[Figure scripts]

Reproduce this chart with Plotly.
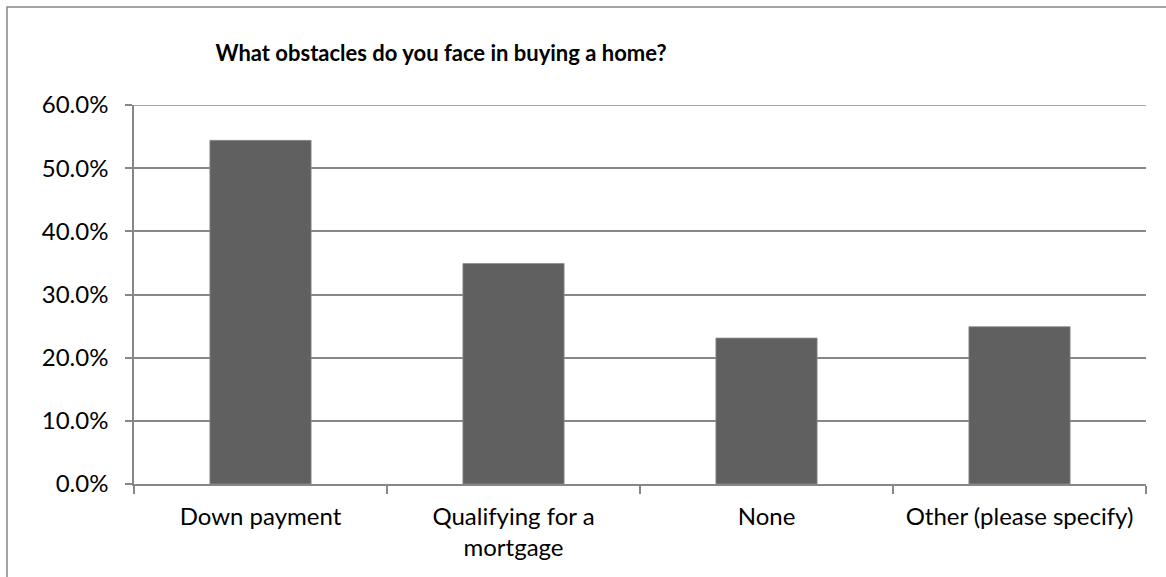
import plotly.graph_objects as go

# Survey responses: share of respondents naming each obstacle
categories = ["Down payment", "Qualifying for a<br>mortgage", "None", "Other (please specify)"]
shares = [0.544, 0.349, 0.231, 0.249]
y_ticks = [0.0, 0.1, 0.2, 0.3, 0.4, 0.5, 0.6]

W, H = 1166, 577
L, R, T, B = 134, 20, 105, 93
pw, ph = W - L - R, H - T - B

grid = "#878787"
font_family = "Lato, 'Open Sans', sans-serif"

fig = go.Figure(
    go.Bar(
        x=categories,
        y=shares,
        marker=dict(color="#606060", line=dict(color="#8a8a8a", width=0.8)),
        hoverinfo="skip",
    )
)

fig.update_layout(
    width=W,
    height=H,
    margin=dict(l=L, r=R, t=T, b=B),
    paper_bgcolor="white",
    plot_bgcolor="white",
    bargap=0.6,
    showlegend=False,
    font=dict(family=font_family, size=24, color="#000000"),
    title=dict(
        text="<b>What obstacles do you face in buying a home?</b>",
        xref="paper",
        x=(441 - L) / pw,
        xanchor="center",
        yref="container",
        y=1 - 53 / H,
        yanchor="middle",
        font=dict(family=font_family, size=22, color="#000000"),
    ),
    xaxis=dict(
        showline=True,
        linecolor=grid,
        linewidth=1.5,
        ticks="outside",
        tickson="boundaries",
        ticklen=8,
        tickcolor=grid,
        tickwidth=1.5,
        showgrid=False,
        ticklabelstandoff=10,
        tickfont=dict(size=24),
    ),
    yaxis=dict(
        range=[0, y_ticks[-1]],
        tickvals=y_ticks,
        tickformat=".1%",
        showline=True,
        linecolor=grid,
        linewidth=1.5,
        ticks="outside",
        ticklen=7,
        tickcolor=grid,
        tickwidth=1.5,
        showgrid=True,
        gridcolor=grid,
        gridwidth=1.5,
        zeroline=False,
        ticklabelstandoff=12,
        tickfont=dict(size=24),
    ),
    shapes=[
        # chart-area frame
        dict(
            type="rect",
            xref="paper",
            yref="paper",
            x0=(7 - L) / pw,
            y0=-0.5,
            x1=1.2,
            y1=1 + (T - 7) / ph,
            line=dict(color=grid, width=1.5),
            fillcolor="rgba(0,0,0,0)",
            layer="below",
        ),
        # gridline at the top of the value range
        dict(
            type="line",
            xref="paper",
            yref="y",
            x0=0,
            x1=1,
            y0=y_ticks[-1],
            y1=y_ticks[-1],
            line=dict(color=grid, width=1.5),
            layer="below",
        ),
    ],
)

fig.write_html("out.html")
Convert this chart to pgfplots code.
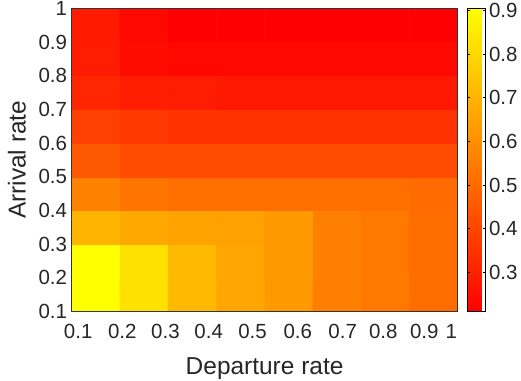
\documentclass[border=0pt]{standalone}
\usepackage{pgfplots}
\pgfplotsset{compat=1.18}
\usepackage{fontspec}
\setmainfont{Liberation Sans}
\begin{document}
\begin{tikzpicture}
\begin{axis}[
  name=main,
  scale only axis,
  width=386.7pt, height=303.7pt,
  xmin=0.1, xmax=1, ymin=0.1, ymax=1,
  axis line style={draw=black!80, line width=0.8pt},
  xtick={0.1154,0.2182,0.3188,0.4196,0.5220,0.6274,0.7321,0.8268,0.9223,0.9851},
  xticklabels={0.1,0.2,0.3,0.4,0.5,0.6,0.7,0.8,0.9,1},
  ytick={0.1,0.2,0.3,0.4,0.5,0.6,0.7,0.8,0.9,1},
  yticklabels={0.1,0.2,0.3,0.4,0.5,0.6,0.7,0.8,0.9,1},
  major tick length=0pt,
  tick label style={font=\fontsize{20.5}{24}\selectfont, text=black!85},
  label style={font=\fontsize{24.5}{28}\selectfont, text=black!85},
  xlabel={Departure rate}, ylabel={Arrival rate},
  xticklabel style={yshift=-9pt},
  xlabel style={yshift=-12.5pt},
  ylabel style={yshift=6pt},
  yticklabel style={xshift=-1pt},
  /pgf/number format/assume math mode=true,
  colormap={autumn}{rgb255=(255,0,0) rgb255=(255,255,0)},
  point meta min=0.21, point meta max=0.905,
  colorbar,
  colorbar style={
    width=18.4pt,
    at={(parent axis.north east)}, anchor=north west, xshift=1pt,
    ytick={0.3,0.4,0.5,0.6,0.7,0.8,0.9},
    yticklabels={0.3,0.4,0.5,0.6,0.7,0.8,0.9},
    major tick length=3pt,
    tick style={draw=black, line width=0.6pt},
    axis line style={draw=black, line width=0.8pt},
    yticklabel style={font=\fontsize{20.5}{24}\selectfont, text=black!85},
    /pgf/number format/assume math mode=true,
  },
  axis on top,
]
\addplot[matrix plot*, mesh/cols=8, point meta=explicit] table[meta=c] {
x y c
0.15625 0.15 0.905
0.26875 0.15 0.820
0.38125 0.15 0.712
0.49375 0.15 0.662
0.60625 0.15 0.624
0.71875 0.15 0.553
0.83125 0.15 0.537
0.94375 0.15 0.504
0.15625 0.25 0.905
0.26875 0.25 0.820
0.38125 0.25 0.712
0.49375 0.25 0.662
0.60625 0.25 0.624
0.71875 0.25 0.553
0.83125 0.25 0.537
0.94375 0.25 0.504
0.15625 0.35 0.701
0.26875 0.35 0.668
0.38125 0.35 0.651
0.49375 0.35 0.646
0.60625 0.35 0.624
0.71875 0.35 0.553
0.83125 0.35 0.537
0.94375 0.35 0.504
0.15625 0.45 0.559
0.26875 0.45 0.526
0.38125 0.45 0.510
0.49375 0.45 0.510
0.60625 0.45 0.510
0.71875 0.45 0.510
0.83125 0.45 0.510
0.94375 0.45 0.499
0.15625 0.55 0.450
0.26875 0.55 0.417
0.38125 0.55 0.417
0.49375 0.55 0.417
0.60625 0.55 0.417
0.71875 0.55 0.417
0.83125 0.55 0.417
0.94375 0.55 0.412
0.15625 0.65 0.384
0.26875 0.65 0.363
0.38125 0.65 0.346
0.49375 0.65 0.346
0.60625 0.65 0.346
0.71875 0.65 0.346
0.83125 0.65 0.346
0.94375 0.65 0.346
0.15625 0.75 0.314
0.26875 0.75 0.292
0.38125 0.75 0.286
0.49375 0.75 0.275
0.60625 0.75 0.275
0.71875 0.75 0.275
0.83125 0.75 0.275
0.94375 0.75 0.275
0.15625 0.85 0.286
0.26875 0.85 0.243
0.38125 0.85 0.232
0.49375 0.85 0.232
0.60625 0.85 0.232
0.71875 0.85 0.232
0.83125 0.85 0.232
0.94375 0.85 0.232
0.15625 0.95 0.281
0.26875 0.95 0.232
0.38125 0.95 0.210
0.49375 0.95 0.210
0.60625 0.95 0.210
0.71875 0.95 0.210
0.83125 0.95 0.210
0.94375 0.95 0.210
};
\end{axis}
\pgfresetboundingbox
\path ([shift={(-71.7pt,-69pt)}]main.south west) rectangle ([shift={(63.5pt,8.3pt)}]main.north east);
\end{tikzpicture}
\end{document}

» The exercise
Report all lines of the data that include the word "chart".

» Completed task
Reproduce this chart with Plotly.
        # chart-area frame
Convert this chart to pgfplots code.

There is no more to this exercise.